To do – Both the line containing "Write a web" and the line containing "</script></body></html>" belong in the copy, as do all lines between them, copied exactly; pictures do not.

(A run of records)
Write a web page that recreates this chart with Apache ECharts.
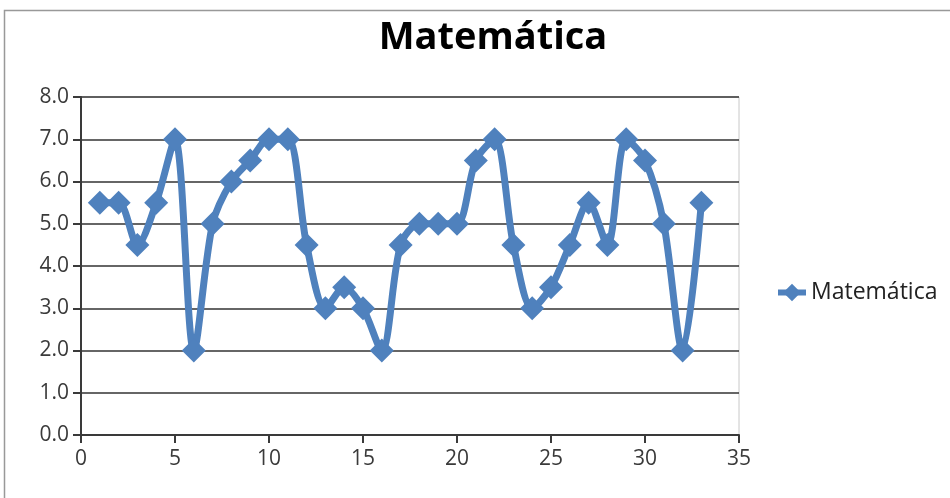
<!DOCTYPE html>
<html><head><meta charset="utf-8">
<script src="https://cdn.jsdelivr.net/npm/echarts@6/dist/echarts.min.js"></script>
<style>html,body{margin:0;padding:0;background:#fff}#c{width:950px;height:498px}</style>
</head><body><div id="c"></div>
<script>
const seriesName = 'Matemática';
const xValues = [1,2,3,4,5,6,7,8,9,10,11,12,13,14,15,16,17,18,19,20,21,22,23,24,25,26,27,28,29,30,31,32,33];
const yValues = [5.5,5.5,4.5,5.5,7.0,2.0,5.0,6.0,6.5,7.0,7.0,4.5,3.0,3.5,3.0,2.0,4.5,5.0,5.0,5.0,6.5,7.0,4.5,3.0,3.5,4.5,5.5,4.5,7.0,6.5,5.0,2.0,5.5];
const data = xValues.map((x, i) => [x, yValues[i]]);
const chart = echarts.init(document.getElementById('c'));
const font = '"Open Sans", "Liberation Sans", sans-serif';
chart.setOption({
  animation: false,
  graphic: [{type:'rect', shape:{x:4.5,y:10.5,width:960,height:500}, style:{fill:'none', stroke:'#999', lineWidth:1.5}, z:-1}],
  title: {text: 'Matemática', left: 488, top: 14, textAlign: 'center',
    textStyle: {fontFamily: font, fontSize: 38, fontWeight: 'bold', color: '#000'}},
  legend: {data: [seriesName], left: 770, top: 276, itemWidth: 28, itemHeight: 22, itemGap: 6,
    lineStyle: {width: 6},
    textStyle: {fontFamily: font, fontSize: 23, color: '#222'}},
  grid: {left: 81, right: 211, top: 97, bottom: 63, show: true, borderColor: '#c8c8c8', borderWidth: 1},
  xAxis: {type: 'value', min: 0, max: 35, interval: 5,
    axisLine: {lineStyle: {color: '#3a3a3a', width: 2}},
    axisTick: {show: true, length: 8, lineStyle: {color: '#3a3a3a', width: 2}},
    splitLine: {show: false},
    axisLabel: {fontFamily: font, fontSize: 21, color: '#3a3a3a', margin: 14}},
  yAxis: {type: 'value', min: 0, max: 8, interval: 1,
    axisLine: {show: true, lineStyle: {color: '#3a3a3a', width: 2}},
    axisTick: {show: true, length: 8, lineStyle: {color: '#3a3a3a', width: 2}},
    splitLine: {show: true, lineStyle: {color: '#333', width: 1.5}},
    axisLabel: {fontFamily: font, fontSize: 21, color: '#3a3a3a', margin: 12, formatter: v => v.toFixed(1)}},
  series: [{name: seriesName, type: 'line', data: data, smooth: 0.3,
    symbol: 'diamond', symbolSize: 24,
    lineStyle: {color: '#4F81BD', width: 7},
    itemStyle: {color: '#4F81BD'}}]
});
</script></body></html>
--
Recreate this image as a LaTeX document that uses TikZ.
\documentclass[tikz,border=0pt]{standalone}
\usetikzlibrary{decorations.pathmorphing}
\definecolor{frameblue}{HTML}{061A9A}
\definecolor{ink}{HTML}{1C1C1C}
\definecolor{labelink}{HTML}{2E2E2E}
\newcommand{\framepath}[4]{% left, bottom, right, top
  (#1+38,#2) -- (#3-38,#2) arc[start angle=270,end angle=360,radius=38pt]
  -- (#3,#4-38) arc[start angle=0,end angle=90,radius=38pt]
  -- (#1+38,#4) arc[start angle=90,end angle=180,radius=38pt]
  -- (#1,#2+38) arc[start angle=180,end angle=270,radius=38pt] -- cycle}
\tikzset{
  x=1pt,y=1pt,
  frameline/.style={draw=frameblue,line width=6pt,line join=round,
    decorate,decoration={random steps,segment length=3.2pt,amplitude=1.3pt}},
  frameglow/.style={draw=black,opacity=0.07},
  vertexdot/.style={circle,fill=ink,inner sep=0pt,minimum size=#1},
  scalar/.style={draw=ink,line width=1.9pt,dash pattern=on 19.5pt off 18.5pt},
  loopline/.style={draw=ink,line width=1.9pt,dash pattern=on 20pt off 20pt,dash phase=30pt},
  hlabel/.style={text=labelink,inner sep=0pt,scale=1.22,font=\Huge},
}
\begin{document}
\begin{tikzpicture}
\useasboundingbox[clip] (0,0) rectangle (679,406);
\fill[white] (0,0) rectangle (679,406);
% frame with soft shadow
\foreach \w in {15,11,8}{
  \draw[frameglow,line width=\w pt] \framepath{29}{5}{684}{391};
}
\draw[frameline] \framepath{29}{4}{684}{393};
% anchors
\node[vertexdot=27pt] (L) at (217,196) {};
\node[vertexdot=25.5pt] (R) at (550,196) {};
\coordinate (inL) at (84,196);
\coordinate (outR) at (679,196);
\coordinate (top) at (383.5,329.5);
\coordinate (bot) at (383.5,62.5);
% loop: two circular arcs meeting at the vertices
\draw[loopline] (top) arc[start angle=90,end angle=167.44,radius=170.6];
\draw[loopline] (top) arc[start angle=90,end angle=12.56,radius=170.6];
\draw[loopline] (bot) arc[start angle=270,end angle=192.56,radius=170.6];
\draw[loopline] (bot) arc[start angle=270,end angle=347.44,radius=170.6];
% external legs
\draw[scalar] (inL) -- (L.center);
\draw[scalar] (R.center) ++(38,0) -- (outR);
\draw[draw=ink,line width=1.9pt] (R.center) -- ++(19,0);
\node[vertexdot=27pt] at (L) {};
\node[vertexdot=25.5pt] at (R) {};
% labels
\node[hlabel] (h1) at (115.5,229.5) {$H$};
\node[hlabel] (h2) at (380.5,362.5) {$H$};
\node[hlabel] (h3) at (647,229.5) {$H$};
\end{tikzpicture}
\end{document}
--
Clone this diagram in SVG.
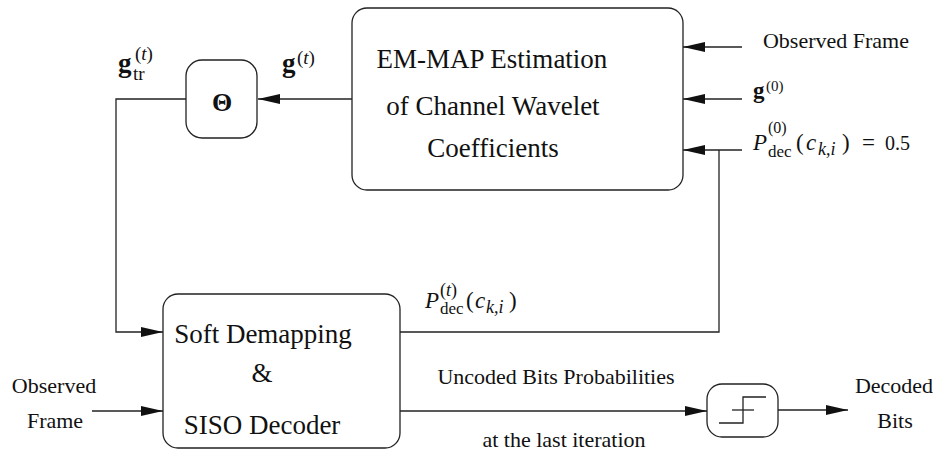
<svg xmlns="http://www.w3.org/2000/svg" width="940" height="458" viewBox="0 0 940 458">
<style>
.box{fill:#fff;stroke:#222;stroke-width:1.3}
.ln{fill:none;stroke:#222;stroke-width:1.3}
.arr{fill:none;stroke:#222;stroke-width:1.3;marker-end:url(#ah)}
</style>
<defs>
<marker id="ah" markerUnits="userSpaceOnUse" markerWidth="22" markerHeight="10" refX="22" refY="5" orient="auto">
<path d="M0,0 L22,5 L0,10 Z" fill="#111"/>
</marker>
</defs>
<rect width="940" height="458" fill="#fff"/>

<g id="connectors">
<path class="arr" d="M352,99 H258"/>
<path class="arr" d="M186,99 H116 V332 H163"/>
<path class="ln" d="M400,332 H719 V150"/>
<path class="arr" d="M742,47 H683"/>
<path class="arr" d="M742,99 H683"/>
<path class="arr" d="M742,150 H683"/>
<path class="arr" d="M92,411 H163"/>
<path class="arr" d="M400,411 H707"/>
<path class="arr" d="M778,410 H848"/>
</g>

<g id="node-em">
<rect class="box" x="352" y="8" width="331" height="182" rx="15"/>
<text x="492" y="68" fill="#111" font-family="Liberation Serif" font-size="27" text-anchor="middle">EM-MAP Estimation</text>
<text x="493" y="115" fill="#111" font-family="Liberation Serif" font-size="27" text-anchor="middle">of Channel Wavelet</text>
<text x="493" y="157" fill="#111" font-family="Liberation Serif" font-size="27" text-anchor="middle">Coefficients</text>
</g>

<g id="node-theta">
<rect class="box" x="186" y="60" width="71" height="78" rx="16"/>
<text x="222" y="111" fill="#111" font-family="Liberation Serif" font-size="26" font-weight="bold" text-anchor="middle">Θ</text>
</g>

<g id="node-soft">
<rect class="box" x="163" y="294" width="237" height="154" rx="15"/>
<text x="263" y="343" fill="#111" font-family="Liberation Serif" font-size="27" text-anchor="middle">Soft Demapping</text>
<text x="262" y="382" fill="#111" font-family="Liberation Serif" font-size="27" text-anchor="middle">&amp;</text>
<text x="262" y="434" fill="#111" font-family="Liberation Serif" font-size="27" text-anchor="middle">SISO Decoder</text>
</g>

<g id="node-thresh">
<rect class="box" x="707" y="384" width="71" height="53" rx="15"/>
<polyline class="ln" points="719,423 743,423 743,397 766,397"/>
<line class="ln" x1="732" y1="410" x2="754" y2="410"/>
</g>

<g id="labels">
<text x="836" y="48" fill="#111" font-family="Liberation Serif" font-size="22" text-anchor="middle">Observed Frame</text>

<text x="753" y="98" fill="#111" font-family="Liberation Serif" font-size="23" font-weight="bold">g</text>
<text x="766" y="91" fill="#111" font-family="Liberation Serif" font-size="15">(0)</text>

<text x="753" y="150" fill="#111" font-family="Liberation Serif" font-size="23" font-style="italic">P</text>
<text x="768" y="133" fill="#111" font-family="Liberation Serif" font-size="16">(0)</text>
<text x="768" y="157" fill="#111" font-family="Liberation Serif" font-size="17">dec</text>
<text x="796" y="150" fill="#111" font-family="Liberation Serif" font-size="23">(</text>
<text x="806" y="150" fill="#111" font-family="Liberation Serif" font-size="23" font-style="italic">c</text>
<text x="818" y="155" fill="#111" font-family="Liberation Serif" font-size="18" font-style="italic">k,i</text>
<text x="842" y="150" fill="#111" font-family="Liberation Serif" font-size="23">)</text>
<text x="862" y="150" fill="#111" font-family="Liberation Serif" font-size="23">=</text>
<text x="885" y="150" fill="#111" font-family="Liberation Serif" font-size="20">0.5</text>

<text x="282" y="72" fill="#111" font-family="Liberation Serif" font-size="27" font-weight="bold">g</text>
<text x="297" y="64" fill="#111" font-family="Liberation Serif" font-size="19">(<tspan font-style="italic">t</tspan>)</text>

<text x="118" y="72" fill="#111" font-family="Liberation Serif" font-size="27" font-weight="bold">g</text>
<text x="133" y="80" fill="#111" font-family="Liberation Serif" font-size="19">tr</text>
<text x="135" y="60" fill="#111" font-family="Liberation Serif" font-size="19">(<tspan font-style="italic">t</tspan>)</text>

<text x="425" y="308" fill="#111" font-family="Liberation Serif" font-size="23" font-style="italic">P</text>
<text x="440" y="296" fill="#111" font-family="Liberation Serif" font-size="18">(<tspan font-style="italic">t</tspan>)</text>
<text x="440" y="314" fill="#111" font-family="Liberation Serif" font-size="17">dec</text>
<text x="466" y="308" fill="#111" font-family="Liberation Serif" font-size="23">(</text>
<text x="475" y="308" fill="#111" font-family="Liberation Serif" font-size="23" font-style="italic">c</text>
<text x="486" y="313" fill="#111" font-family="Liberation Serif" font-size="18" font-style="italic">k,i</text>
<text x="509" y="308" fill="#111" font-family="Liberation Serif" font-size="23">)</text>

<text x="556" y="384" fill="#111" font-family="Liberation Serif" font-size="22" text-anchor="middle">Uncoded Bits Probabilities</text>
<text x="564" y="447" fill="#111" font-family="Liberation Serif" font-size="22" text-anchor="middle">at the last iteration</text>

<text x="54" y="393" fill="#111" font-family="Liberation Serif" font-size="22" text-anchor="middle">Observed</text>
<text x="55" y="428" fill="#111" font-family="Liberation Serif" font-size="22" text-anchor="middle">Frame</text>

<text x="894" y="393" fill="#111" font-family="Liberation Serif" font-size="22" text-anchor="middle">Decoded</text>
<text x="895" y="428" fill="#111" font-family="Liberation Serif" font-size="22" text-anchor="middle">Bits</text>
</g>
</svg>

Solution for this problem –
Write a web page that recreates this chart with Apache ECharts.
<!DOCTYPE html>
<html><head><meta charset="utf-8">
<script src="https://cdn.jsdelivr.net/npm/echarts@6/dist/echarts.min.js"></script>
<style>html,body{margin:0;padding:0;background:#fff}#c{width:950px;height:498px}</style>
</head><body><div id="c"></div>
<script>
const seriesName = 'Matemática';
const xValues = [1,2,3,4,5,6,7,8,9,10,11,12,13,14,15,16,17,18,19,20,21,22,23,24,25,26,27,28,29,30,31,32,33];
const yValues = [5.5,5.5,4.5,5.5,7.0,2.0,5.0,6.0,6.5,7.0,7.0,4.5,3.0,3.5,3.0,2.0,4.5,5.0,5.0,5.0,6.5,7.0,4.5,3.0,3.5,4.5,5.5,4.5,7.0,6.5,5.0,2.0,5.5];
const data = xValues.map((x, i) => [x, yValues[i]]);
const chart = echarts.init(document.getElementById('c'));
const font = '"Open Sans", "Liberation Sans", sans-serif';
chart.setOption({
  animation: false,
  graphic: [{type:'rect', shape:{x:4.5,y:10.5,width:960,height:500}, style:{fill:'none', stroke:'#999', lineWidth:1.5}, z:-1}],
  title: {text: 'Matemática', left: 488, top: 14, textAlign: 'center',
    textStyle: {fontFamily: font, fontSize: 38, fontWeight: 'bold', color: '#000'}},
  legend: {data: [seriesName], left: 770, top: 276, itemWidth: 28, itemHeight: 22, itemGap: 6,
    lineStyle: {width: 6},
    textStyle: {fontFamily: font, fontSize: 23, color: '#222'}},
  grid: {left: 81, right: 211, top: 97, bottom: 63, show: true, borderColor: '#c8c8c8', borderWidth: 1},
  xAxis: {type: 'value', min: 0, max: 35, interval: 5,
    axisLine: {lineStyle: {color: '#3a3a3a', width: 2}},
    axisTick: {show: true, length: 8, lineStyle: {color: '#3a3a3a', width: 2}},
    splitLine: {show: false},
    axisLabel: {fontFamily: font, fontSize: 21, color: '#3a3a3a', margin: 14}},
  yAxis: {type: 'value', min: 0, max: 8, interval: 1,
    axisLine: {show: true, lineStyle: {color: '#3a3a3a', width: 2}},
    axisTick: {show: true, length: 8, lineStyle: {color: '#3a3a3a', width: 2}},
    splitLine: {show: true, lineStyle: {color: '#333', width: 1.5}},
    axisLabel: {fontFamily: font, fontSize: 21, color: '#3a3a3a', margin: 12, formatter: v => v.toFixed(1)}},
  series: [{name: seriesName, type: 'line', data: data, smooth: 0.3,
    symbol: 'diamond', symbolSize: 24,
    lineStyle: {color: '#4F81BD', width: 7},
    itemStyle: {color: '#4F81BD'}}]
});
</script></body></html>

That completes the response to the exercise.